▶ Work to be completed: Show each line of the data below that has the string "this" in it.

▶ Given records:
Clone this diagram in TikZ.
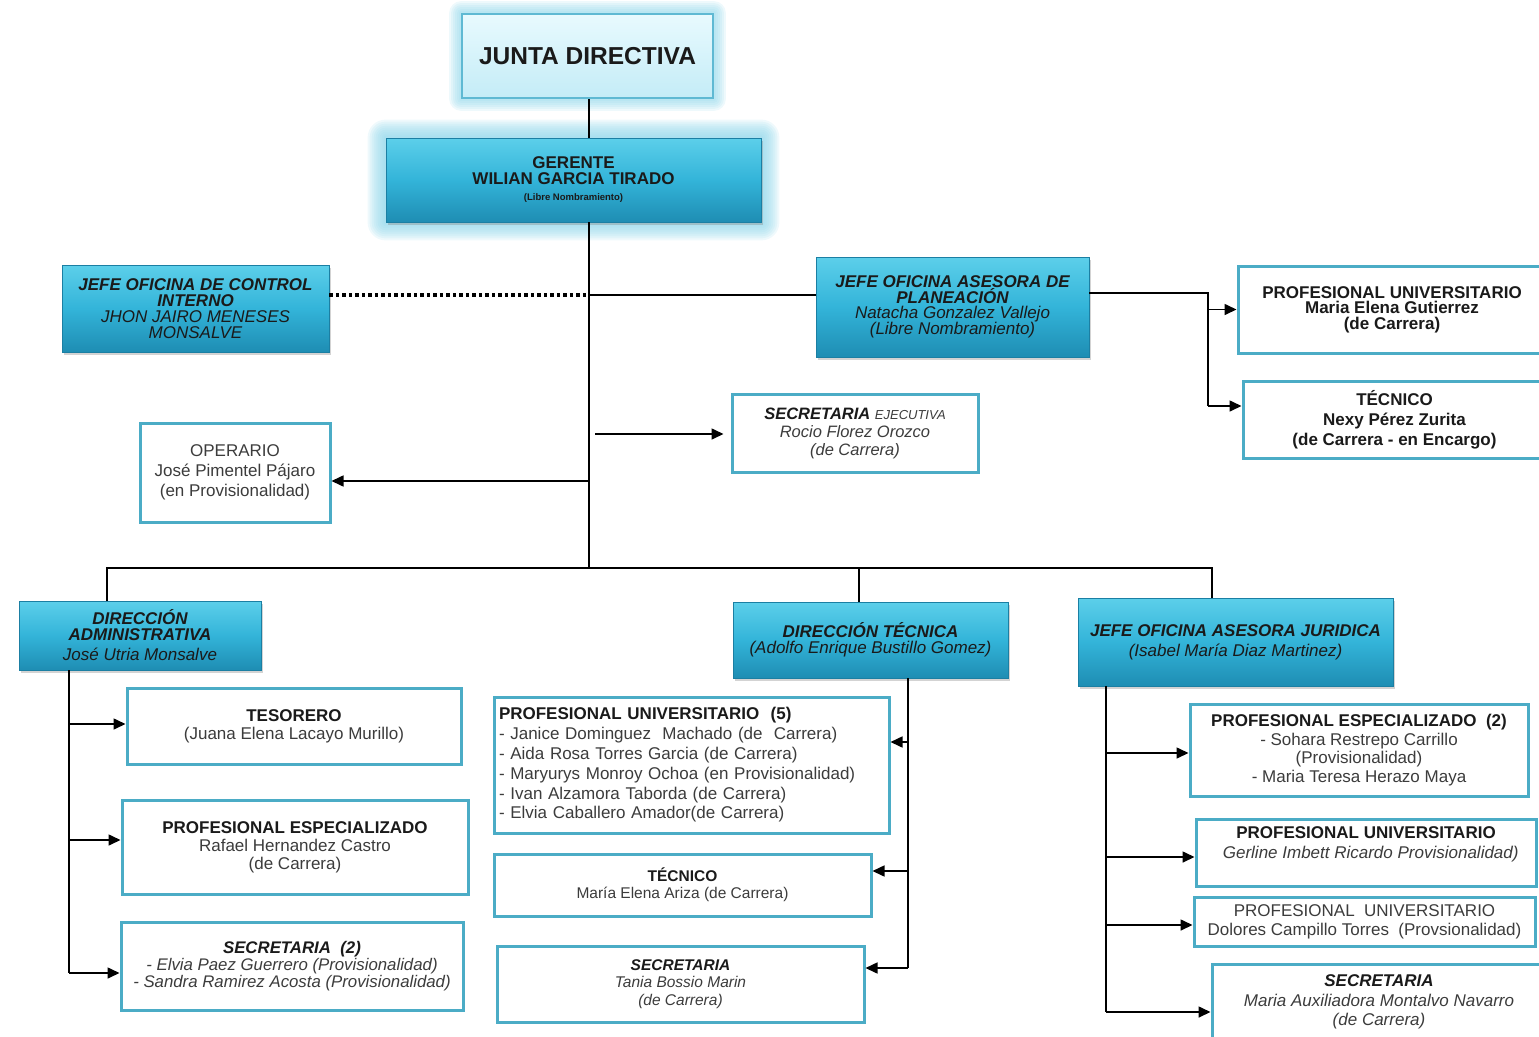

--

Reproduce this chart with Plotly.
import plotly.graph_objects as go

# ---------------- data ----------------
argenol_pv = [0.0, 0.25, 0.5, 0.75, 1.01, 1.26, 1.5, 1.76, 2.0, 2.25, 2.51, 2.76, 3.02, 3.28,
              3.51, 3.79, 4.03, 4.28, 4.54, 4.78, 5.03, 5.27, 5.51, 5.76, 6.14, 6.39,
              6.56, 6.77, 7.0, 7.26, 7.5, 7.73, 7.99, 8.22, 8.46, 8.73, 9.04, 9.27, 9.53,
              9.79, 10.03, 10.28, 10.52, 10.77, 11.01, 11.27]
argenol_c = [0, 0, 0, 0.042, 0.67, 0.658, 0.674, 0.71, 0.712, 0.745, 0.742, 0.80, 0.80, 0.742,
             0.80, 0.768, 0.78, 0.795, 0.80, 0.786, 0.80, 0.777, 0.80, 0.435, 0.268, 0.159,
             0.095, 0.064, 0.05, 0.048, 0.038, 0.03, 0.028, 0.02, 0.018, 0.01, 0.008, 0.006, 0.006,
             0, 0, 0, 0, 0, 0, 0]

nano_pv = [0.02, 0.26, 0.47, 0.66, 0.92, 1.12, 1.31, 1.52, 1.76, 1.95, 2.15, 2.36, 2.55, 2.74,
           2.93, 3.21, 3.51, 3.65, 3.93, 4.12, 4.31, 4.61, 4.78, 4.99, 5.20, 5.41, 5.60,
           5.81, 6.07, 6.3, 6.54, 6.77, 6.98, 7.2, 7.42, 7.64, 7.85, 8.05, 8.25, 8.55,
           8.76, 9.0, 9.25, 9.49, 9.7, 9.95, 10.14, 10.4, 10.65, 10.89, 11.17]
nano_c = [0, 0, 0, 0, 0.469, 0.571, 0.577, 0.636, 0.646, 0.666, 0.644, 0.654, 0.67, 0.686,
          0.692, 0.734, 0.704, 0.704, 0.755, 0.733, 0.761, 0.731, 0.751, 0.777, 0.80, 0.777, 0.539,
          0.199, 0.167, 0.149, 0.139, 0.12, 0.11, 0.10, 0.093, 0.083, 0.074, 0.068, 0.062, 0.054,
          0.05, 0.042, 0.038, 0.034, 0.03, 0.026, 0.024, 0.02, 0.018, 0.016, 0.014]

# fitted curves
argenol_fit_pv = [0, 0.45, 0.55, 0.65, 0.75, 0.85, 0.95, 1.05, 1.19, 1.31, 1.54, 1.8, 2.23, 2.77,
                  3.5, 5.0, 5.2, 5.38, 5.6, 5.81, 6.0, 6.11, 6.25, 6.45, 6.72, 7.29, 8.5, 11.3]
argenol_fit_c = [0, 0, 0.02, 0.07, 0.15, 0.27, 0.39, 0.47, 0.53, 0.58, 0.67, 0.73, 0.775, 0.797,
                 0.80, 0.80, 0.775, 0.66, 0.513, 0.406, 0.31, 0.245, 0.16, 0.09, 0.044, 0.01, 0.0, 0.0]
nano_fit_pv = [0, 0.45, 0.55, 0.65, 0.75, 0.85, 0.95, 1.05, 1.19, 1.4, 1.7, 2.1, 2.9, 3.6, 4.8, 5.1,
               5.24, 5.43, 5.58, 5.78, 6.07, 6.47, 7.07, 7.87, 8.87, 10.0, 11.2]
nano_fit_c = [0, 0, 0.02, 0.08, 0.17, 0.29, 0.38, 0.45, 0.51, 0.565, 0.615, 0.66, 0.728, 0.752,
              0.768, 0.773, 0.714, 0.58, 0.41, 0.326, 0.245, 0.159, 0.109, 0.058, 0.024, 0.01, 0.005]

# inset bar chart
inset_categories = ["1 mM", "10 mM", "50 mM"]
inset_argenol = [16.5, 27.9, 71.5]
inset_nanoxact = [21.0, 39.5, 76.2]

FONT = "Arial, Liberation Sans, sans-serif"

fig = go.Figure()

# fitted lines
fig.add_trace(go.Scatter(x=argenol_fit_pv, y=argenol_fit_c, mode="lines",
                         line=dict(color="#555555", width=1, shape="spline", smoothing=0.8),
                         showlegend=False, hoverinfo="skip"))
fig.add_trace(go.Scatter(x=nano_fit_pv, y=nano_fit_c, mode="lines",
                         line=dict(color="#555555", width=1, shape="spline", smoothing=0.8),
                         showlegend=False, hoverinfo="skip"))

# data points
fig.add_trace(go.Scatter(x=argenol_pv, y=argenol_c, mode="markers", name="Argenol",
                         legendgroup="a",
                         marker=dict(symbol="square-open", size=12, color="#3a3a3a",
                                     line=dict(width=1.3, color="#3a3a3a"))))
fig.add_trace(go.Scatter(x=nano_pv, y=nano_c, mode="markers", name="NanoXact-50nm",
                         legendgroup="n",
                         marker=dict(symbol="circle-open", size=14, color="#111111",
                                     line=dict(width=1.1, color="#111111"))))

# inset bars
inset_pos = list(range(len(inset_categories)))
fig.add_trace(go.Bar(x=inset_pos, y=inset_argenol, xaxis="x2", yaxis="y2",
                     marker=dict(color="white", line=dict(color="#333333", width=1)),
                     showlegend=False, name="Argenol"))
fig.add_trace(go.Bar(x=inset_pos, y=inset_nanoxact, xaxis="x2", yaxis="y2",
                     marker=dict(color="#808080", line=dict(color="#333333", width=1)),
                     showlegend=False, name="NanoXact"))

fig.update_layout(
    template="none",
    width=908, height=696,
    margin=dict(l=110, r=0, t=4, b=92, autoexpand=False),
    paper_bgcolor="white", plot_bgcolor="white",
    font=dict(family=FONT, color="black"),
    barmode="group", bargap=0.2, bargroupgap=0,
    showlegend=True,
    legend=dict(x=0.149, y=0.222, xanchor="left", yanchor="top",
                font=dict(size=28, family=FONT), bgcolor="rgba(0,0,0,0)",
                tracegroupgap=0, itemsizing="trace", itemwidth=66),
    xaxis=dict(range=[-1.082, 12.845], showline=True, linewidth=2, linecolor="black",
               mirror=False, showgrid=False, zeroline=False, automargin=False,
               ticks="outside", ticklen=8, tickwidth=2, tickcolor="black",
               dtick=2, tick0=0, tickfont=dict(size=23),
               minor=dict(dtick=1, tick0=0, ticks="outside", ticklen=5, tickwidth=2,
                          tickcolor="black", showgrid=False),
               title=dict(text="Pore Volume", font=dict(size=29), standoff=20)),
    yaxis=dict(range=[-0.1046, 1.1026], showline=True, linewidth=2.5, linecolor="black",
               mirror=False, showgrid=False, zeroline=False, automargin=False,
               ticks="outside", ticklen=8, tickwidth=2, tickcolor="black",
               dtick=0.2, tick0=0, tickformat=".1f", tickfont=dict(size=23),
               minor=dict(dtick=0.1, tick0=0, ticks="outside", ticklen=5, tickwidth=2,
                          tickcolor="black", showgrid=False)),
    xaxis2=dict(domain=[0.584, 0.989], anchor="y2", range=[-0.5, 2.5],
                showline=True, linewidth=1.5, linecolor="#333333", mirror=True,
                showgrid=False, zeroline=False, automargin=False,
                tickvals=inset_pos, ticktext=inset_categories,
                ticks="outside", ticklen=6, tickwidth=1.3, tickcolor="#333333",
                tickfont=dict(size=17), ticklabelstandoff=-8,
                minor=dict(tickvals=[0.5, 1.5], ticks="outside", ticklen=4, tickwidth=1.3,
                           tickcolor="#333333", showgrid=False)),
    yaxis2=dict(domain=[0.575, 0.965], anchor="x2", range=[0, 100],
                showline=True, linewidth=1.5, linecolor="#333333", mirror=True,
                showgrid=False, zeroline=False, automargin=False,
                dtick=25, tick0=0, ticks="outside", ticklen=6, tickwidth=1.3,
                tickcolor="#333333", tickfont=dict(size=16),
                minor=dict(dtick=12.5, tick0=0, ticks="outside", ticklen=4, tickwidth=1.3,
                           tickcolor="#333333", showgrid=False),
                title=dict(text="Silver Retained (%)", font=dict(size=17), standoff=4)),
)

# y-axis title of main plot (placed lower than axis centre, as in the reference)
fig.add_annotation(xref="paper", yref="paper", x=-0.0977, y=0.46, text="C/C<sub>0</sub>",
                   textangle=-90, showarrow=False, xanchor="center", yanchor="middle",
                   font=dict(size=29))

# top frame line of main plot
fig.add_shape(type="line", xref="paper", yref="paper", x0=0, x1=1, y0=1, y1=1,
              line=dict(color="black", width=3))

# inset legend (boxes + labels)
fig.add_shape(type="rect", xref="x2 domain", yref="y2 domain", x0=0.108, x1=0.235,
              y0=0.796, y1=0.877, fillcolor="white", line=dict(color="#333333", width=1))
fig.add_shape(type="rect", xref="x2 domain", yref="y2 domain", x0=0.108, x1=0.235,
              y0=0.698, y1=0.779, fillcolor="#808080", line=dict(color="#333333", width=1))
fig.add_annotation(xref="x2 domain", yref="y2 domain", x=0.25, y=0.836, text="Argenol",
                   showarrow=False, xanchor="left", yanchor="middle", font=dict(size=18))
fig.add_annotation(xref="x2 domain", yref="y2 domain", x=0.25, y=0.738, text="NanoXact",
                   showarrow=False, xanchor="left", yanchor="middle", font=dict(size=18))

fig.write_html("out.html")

--

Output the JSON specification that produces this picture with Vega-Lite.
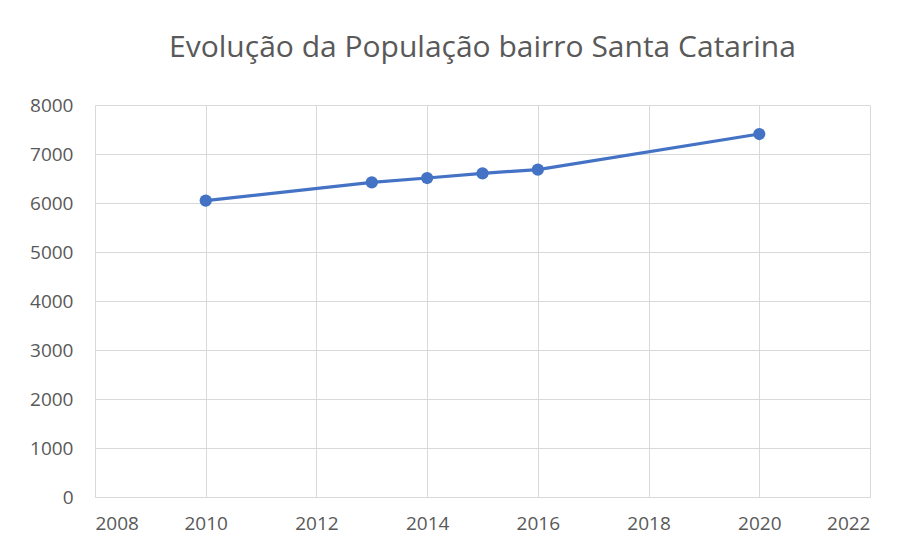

▶ Answer in full:
Clone this diagram in TikZ.
Reproduce this chart with Plotly.
Output the JSON specification that produces this picture with Vega-Lite.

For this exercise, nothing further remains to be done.